— Start —

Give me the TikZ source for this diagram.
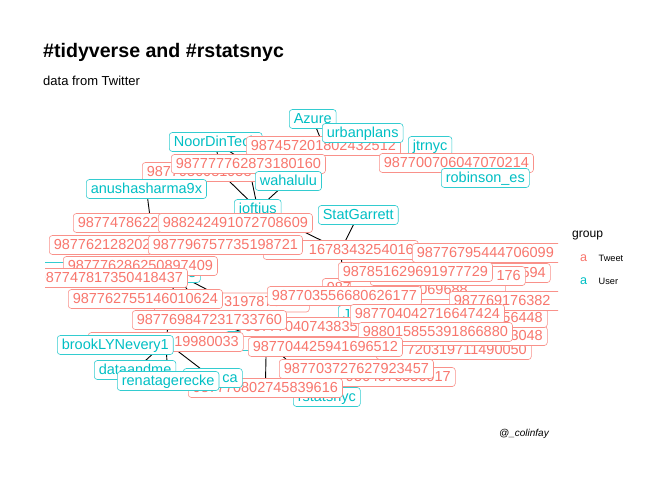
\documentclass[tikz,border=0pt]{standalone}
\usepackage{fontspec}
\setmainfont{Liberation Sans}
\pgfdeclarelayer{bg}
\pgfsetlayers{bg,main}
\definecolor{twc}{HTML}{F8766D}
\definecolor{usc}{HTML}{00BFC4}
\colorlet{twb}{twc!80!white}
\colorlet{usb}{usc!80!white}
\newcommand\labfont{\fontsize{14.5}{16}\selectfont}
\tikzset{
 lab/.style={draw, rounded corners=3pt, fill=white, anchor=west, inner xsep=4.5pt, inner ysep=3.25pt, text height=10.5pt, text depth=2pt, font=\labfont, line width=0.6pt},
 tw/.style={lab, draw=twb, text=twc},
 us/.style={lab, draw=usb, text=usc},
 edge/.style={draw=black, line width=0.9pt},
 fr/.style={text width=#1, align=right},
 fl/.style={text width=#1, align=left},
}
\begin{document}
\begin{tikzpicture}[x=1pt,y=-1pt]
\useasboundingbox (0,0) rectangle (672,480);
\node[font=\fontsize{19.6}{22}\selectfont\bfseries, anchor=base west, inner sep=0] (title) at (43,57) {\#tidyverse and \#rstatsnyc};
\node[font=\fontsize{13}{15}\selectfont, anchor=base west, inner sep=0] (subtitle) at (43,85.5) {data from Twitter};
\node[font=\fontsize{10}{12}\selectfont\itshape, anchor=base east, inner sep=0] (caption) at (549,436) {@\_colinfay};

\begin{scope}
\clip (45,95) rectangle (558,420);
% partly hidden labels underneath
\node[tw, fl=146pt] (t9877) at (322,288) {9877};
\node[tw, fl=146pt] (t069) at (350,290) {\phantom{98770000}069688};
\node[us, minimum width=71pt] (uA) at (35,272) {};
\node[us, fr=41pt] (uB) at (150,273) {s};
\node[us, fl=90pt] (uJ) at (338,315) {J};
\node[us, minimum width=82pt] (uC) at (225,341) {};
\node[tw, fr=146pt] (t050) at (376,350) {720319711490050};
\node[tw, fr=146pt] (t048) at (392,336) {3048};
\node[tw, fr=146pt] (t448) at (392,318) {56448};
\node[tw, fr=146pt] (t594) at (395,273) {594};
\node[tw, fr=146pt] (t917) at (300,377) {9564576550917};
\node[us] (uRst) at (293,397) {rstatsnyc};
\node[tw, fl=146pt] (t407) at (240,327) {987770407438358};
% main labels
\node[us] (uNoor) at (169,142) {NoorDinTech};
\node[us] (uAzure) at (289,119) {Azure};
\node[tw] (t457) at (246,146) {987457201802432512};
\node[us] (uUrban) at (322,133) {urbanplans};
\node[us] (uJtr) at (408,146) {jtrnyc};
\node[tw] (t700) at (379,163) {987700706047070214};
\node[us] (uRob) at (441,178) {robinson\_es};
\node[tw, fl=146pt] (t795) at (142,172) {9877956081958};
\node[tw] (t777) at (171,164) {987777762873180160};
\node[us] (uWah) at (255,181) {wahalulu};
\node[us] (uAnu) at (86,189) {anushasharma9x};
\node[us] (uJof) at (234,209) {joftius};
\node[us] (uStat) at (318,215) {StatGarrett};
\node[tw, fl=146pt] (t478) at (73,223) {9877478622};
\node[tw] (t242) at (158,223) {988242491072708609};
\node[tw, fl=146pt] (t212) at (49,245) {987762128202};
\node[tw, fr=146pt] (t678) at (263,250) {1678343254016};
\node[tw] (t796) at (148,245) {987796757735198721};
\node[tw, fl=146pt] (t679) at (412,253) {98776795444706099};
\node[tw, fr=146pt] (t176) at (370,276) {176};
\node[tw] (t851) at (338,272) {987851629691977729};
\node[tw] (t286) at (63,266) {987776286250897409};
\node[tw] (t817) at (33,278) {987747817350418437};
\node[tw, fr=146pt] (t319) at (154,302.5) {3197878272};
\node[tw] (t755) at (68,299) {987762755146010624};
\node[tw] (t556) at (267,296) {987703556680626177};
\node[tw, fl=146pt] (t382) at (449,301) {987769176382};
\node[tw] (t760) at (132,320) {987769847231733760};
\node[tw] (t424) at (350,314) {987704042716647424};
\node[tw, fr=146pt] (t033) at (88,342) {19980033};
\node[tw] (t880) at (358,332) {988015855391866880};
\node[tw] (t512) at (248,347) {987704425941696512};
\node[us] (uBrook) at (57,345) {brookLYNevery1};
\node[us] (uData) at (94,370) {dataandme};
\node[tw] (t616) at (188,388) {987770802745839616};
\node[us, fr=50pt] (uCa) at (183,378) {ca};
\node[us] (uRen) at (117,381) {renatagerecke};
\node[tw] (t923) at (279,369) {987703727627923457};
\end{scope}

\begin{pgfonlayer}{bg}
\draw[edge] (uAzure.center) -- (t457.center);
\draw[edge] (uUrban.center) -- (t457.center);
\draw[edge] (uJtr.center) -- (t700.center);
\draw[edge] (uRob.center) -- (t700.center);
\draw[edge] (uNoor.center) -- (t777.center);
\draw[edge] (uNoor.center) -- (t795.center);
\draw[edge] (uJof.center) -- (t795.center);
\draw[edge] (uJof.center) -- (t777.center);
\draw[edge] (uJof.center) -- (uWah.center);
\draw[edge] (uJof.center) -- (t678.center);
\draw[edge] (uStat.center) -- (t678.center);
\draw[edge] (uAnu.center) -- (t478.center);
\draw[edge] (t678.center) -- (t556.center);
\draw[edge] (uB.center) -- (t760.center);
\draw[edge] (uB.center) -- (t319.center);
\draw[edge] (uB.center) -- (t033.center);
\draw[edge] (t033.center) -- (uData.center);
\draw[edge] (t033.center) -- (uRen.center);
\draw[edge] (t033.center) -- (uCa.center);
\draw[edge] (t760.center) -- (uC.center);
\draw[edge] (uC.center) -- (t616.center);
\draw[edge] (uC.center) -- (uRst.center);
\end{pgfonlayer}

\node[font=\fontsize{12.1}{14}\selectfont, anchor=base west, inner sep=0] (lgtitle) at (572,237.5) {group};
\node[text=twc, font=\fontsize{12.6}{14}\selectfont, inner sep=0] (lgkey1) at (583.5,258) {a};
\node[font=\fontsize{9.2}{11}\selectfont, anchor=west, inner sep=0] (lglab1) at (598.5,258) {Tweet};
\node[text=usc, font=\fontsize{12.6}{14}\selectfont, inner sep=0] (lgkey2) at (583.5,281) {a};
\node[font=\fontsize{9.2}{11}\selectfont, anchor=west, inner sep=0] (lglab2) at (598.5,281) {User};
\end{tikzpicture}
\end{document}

— End —

### WHAT TO DO
Print each line of the material above exactly, with the pictures removed from your copy.

### WORKED SOLUTION
Give me the TikZ source for this diagram.
\documentclass[tikz,border=0pt]{standalone}
\usepackage{fontspec}
\setmainfont{Liberation Sans}
\pgfdeclarelayer{bg}
\pgfsetlayers{bg,main}
\definecolor{twc}{HTML}{F8766D}
\definecolor{usc}{HTML}{00BFC4}
\colorlet{twb}{twc!80!white}
\colorlet{usb}{usc!80!white}
\newcommand\labfont{\fontsize{14.5}{16}\selectfont}
\tikzset{
 lab/.style={draw, rounded corners=3pt, fill=white, anchor=west, inner xsep=4.5pt, inner ysep=3.25pt, text height=10.5pt, text depth=2pt, font=\labfont, line width=0.6pt},
 tw/.style={lab, draw=twb, text=twc},
 us/.style={lab, draw=usb, text=usc},
 edge/.style={draw=black, line width=0.9pt},
 fr/.style={text width=#1, align=right},
 fl/.style={text width=#1, align=left},
}
\begin{document}
\begin{tikzpicture}[x=1pt,y=-1pt]
\useasboundingbox (0,0) rectangle (672,480);
\node[font=\fontsize{19.6}{22}\selectfont\bfseries, anchor=base west, inner sep=0] (title) at (43,57) {\#tidyverse and \#rstatsnyc};
\node[font=\fontsize{13}{15}\selectfont, anchor=base west, inner sep=0] (subtitle) at (43,85.5) {data from Twitter};
\node[font=\fontsize{10}{12}\selectfont\itshape, anchor=base east, inner sep=0] (caption) at (549,436) {@\_colinfay};

\begin{scope}
\clip (45,95) rectangle (558,420);
% partly hidden labels underneath
\node[tw, fl=146pt] (t9877) at (322,288) {9877};
\node[tw, fl=146pt] (t069) at (350,290) {\phantom{98770000}069688};
\node[us, minimum width=71pt] (uA) at (35,272) {};
\node[us, fr=41pt] (uB) at (150,273) {s};
\node[us, fl=90pt] (uJ) at (338,315) {J};
\node[us, minimum width=82pt] (uC) at (225,341) {};
\node[tw, fr=146pt] (t050) at (376,350) {720319711490050};
\node[tw, fr=146pt] (t048) at (392,336) {3048};
\node[tw, fr=146pt] (t448) at (392,318) {56448};
\node[tw, fr=146pt] (t594) at (395,273) {594};
\node[tw, fr=146pt] (t917) at (300,377) {9564576550917};
\node[us] (uRst) at (293,397) {rstatsnyc};
\node[tw, fl=146pt] (t407) at (240,327) {987770407438358};
% main labels
\node[us] (uNoor) at (169,142) {NoorDinTech};
\node[us] (uAzure) at (289,119) {Azure};
\node[tw] (t457) at (246,146) {987457201802432512};
\node[us] (uUrban) at (322,133) {urbanplans};
\node[us] (uJtr) at (408,146) {jtrnyc};
\node[tw] (t700) at (379,163) {987700706047070214};
\node[us] (uRob) at (441,178) {robinson\_es};
\node[tw, fl=146pt] (t795) at (142,172) {9877956081958};
\node[tw] (t777) at (171,164) {987777762873180160};
\node[us] (uWah) at (255,181) {wahalulu};
\node[us] (uAnu) at (86,189) {anushasharma9x};
\node[us] (uJof) at (234,209) {joftius};
\node[us] (uStat) at (318,215) {StatGarrett};
\node[tw, fl=146pt] (t478) at (73,223) {9877478622};
\node[tw] (t242) at (158,223) {988242491072708609};
\node[tw, fl=146pt] (t212) at (49,245) {987762128202};
\node[tw, fr=146pt] (t678) at (263,250) {1678343254016};
\node[tw] (t796) at (148,245) {987796757735198721};
\node[tw, fl=146pt] (t679) at (412,253) {98776795444706099};
\node[tw, fr=146pt] (t176) at (370,276) {176};
\node[tw] (t851) at (338,272) {987851629691977729};
\node[tw] (t286) at (63,266) {987776286250897409};
\node[tw] (t817) at (33,278) {987747817350418437};
\node[tw, fr=146pt] (t319) at (154,302.5) {3197878272};
\node[tw] (t755) at (68,299) {987762755146010624};
\node[tw] (t556) at (267,296) {987703556680626177};
\node[tw, fl=146pt] (t382) at (449,301) {987769176382};
\node[tw] (t760) at (132,320) {987769847231733760};
\node[tw] (t424) at (350,314) {987704042716647424};
\node[tw, fr=146pt] (t033) at (88,342) {19980033};
\node[tw] (t880) at (358,332) {988015855391866880};
\node[tw] (t512) at (248,347) {987704425941696512};
\node[us] (uBrook) at (57,345) {brookLYNevery1};
\node[us] (uData) at (94,370) {dataandme};
\node[tw] (t616) at (188,388) {987770802745839616};
\node[us, fr=50pt] (uCa) at (183,378) {ca};
\node[us] (uRen) at (117,381) {renatagerecke};
\node[tw] (t923) at (279,369) {987703727627923457};
\end{scope}

\begin{pgfonlayer}{bg}
\draw[edge] (uAzure.center) -- (t457.center);
\draw[edge] (uUrban.center) -- (t457.center);
\draw[edge] (uJtr.center) -- (t700.center);
\draw[edge] (uRob.center) -- (t700.center);
\draw[edge] (uNoor.center) -- (t777.center);
\draw[edge] (uNoor.center) -- (t795.center);
\draw[edge] (uJof.center) -- (t795.center);
\draw[edge] (uJof.center) -- (t777.center);
\draw[edge] (uJof.center) -- (uWah.center);
\draw[edge] (uJof.center) -- (t678.center);
\draw[edge] (uStat.center) -- (t678.center);
\draw[edge] (uAnu.center) -- (t478.center);
\draw[edge] (t678.center) -- (t556.center);
\draw[edge] (uB.center) -- (t760.center);
\draw[edge] (uB.center) -- (t319.center);
\draw[edge] (uB.center) -- (t033.center);
\draw[edge] (t033.center) -- (uData.center);
\draw[edge] (t033.center) -- (uRen.center);
\draw[edge] (t033.center) -- (uCa.center);
\draw[edge] (t760.center) -- (uC.center);
\draw[edge] (uC.center) -- (t616.center);
\draw[edge] (uC.center) -- (uRst.center);
\end{pgfonlayer}

\node[font=\fontsize{12.1}{14}\selectfont, anchor=base west, inner sep=0] (lgtitle) at (572,237.5) {group};
\node[text=twc, font=\fontsize{12.6}{14}\selectfont, inner sep=0] (lgkey1) at (583.5,258) {a};
\node[font=\fontsize{9.2}{11}\selectfont, anchor=west, inner sep=0] (lglab1) at (598.5,258) {Tweet};
\node[text=usc, font=\fontsize{12.6}{14}\selectfont, inner sep=0] (lgkey2) at (583.5,281) {a};
\node[font=\fontsize{9.2}{11}\selectfont, anchor=west, inner sep=0] (lglab2) at (598.5,281) {User};
\end{tikzpicture}
\end{document}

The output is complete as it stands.